Taxes Reformed, Now What?
2017 has been a whirlwind year, and, not to be outdone, the Trump administration has ended it with a bang by passing the tax reform bill. Though Trump and the GOP are celebrating, much is still left to be discussed, such as how will the tax reform impact employers?
According to Geoff Manville, government relations leader at Mercer, a global HR consulting firm, “As the sweeping Republican tax bill heads to enactment, its healthcare and fringe benefit provisions present a mixed bag to employers. Under the legislation, the Affordable Care Act’s individual mandate penalty will be repealed beginning in 2019, potentially taking millions of people out of the individual health care market. The bill will also do away with the employer deduction for qualified transportation fringe benefits and offer a two-year trial program offering tax credits to employers providing certain paid family leave.”
Beginning in the new year, employers can no longer deduct money provided to employees for commuter benefits, including qualified parking and mass transit. Additionally, employers can no longer deduct employees’ pre-tax contributions to these commuter plans.
“The January 1 effective date does not leave much time for employers to decide whether or how to modify their transportation programs given that most employees have already made their elections for this benefit for 2018,” says Tracy Watts, Mercer’s US leader for healthcare reform and senior partner at its Washington D.C. office.
Also suspended starting in 2018 is qualified bicycle commuting expenses and employee tax exclusion for moving expenses, paid or reimbursed by the employer.
Come 2019, individuals will no longer pay a penalty if they’re uninsured. For now, this means employers who sponsor self-funded healthcare plans are required to send 1095s to employees at the end of January 2018 and will be required to report for 2018 in early 2019, says Watts.
Though the reform has many gray areas left to be addressed, there are some things that remain unaffected.
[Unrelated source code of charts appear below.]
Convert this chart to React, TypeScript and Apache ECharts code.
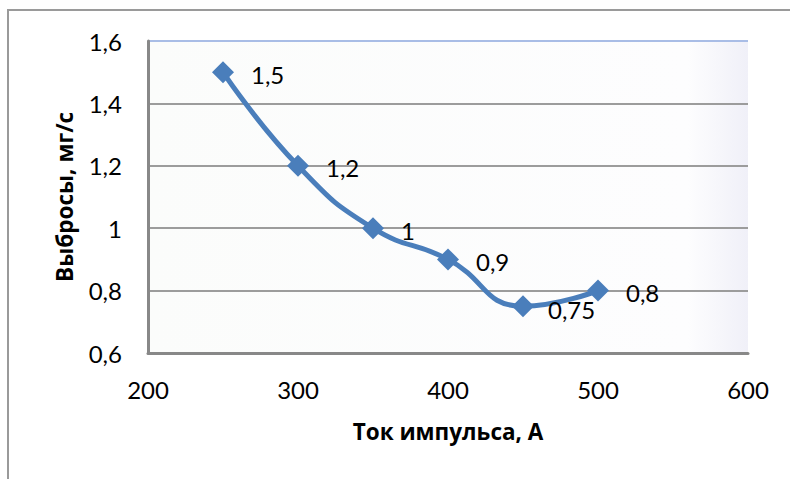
import React, { useEffect, useRef } from "react";
import * as echarts from "echarts";

const currents = [250, 300, 350, 400, 450, 500];
const emissions = [1.5, 1.2, 1, 0.9, 0.75, 0.8];
const valueLabels = ["1,5", "1,2", "1", "0,9", "0,75", "0,8"];
const xAxisName = "Ток импульса, А";
const yAxisName = "Выбросы, мг/с";

const numFont = "Lato, 'Open Sans', sans-serif";
const nameFont = "'Open Sans', 'Noto Sans', sans-serif";

export default function App() {
  const ref = useRef<HTMLDivElement>(null);
  useEffect(() => {
    if (!ref.current) return;
    const chart = echarts.init(ref.current, undefined, { renderer: "svg" });
    const data = currents.map((x, i) => ({
      value: [x, emissions[i]],
      label: {
        formatter: valueLabels[i],
        offset: i === 4 ? [-3, 3] : [0, 2],
      },
    }));
    chart.setOption({
      animation: false,
      backgroundColor: "#ffffff",
      graphic: [
        {
          type: "rect",
          z: -10,
          shape: { x: 8, y: 10, width: 900, height: 600 },
          style: { fill: "none", stroke: "#9a9a9a", lineWidth: 2 },
        },
      ],
      grid: {
        left: 148,
        top: 41,
        right: 42,
        bottom: 126,
        show: true,
        borderWidth: 0,
        backgroundColor: new echarts.graphic.LinearGradient(0, 0, 1, 0, [
          { offset: 0, color: "#fbfcfb" },
          { offset: 0.9, color: "#fdfdfe" },
          { offset: 1, color: "#f0f0f8" },
        ]),
      },
      xAxis: {
        type: "value",
        min: 200,
        max: 600,
        interval: 100,
        name: xAxisName,
        nameLocation: "middle",
        nameGap: 67,
        nameTextStyle: { fontFamily: nameFont, fontWeight: "bold", fontSize: 22.5, color: "#000" },
        axisLine: { show: true, lineStyle: { color: "#888888", width: 3 } },
        axisTick: { show: false },
        splitLine: { show: false },
        axisLabel: { fontFamily: numFont, fontSize: 24, color: "#000", margin: 24 },
      },
      yAxis: {
        type: "value",
        min: 0.6,
        max: 1.6,
        interval: 0.2,
        name: yAxisName,
        nameLocation: "middle",
        nameGap: 72,
        nameTextStyle: { fontFamily: nameFont, fontWeight: "bold", fontSize: 22.5, color: "#000" },
        axisLine: { show: true, lineStyle: { color: "#888888", width: 3 } },
        axisTick: { show: false },
        splitLine: {
          show: true,
          lineStyle: {
            color: ["#9c9c9c", "#9c9c9c", "#9c9c9c", "#9c9c9c", "#9c9c9c", "#a9bde6"],
            width: 2,
          },
        },
        axisLabel: {
          fontFamily: numFont,
          fontSize: 24,
          color: "#000",
          margin: 26,
          formatter: (v: number) => {
            const r = Math.round(v * 10) / 10;
            return String(r).replace(".", ",");
          },
        },
      },
      series: [
        {
          type: "line",
          data,
          smooth: 0.5,
          symbol: "diamond",
          symbolSize: 22,
          lineStyle: { color: "#4a7ebb", width: 5 },
          itemStyle: { color: "#4a7ebb" },
          label: {
            show: true,
            position: "right",
            distance: 17,
            fontFamily: numFont,
            fontSize: 24,
            color: "#000",
          },
        },
      ],
    });
    return () => chart.dispose();
  }, []);
  return (
    <div
      ref={ref}
      style={{ position: "fixed", left: 0, top: 0, width: 790, height: 479 }}
    />
  );
}
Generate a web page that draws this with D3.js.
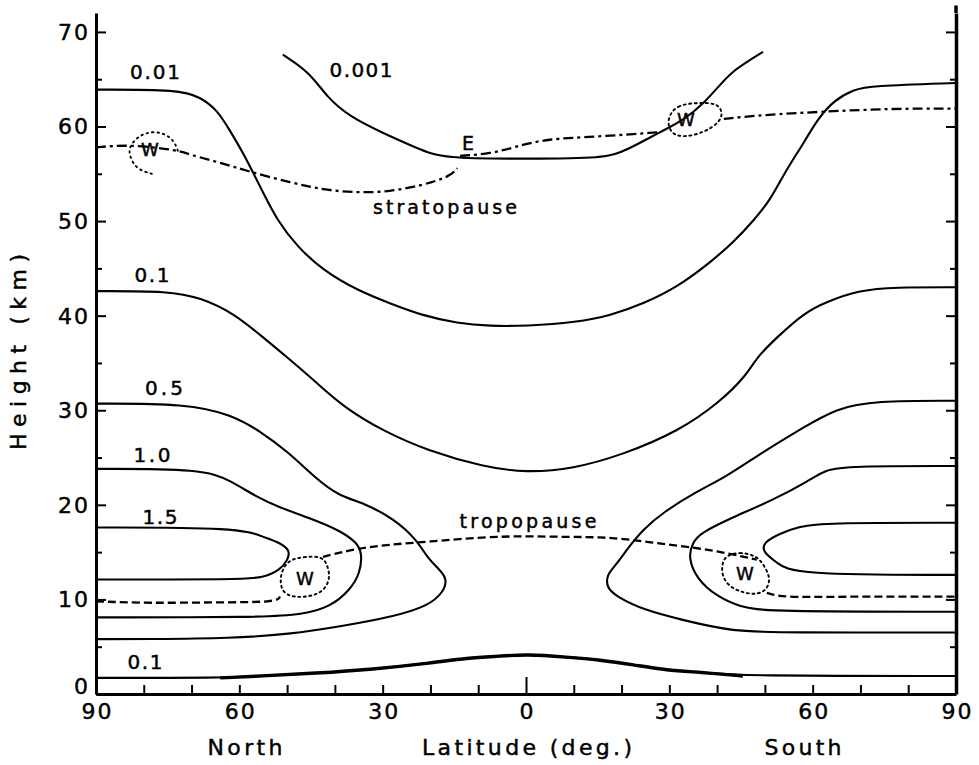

These include the following:
- Affordable Care Act’s 40 percent tax on high-cost employer-provided healthcare plans
- Employer-provided healthcare coverage exclusion from employee income
- Adoption- and dependent-care assistance
- Educational expenses
- Employer child-care tax credit
- Employer tax deduction for on-site fitness facilities.
As everyone gets ready to ring in the new year, HR leaders are tasked with reviewing and amending benefits and tax policies impacted by the reform.
Watts suggests: “You will want to consult with your tax adviser and make appropriate payroll changes for all tax status changes effective January 1, 2018… In addition to notifying employees, you will need to make revisions to benefit communication materials, plan documents, online resources and other collateral that reference the impacted benefits.”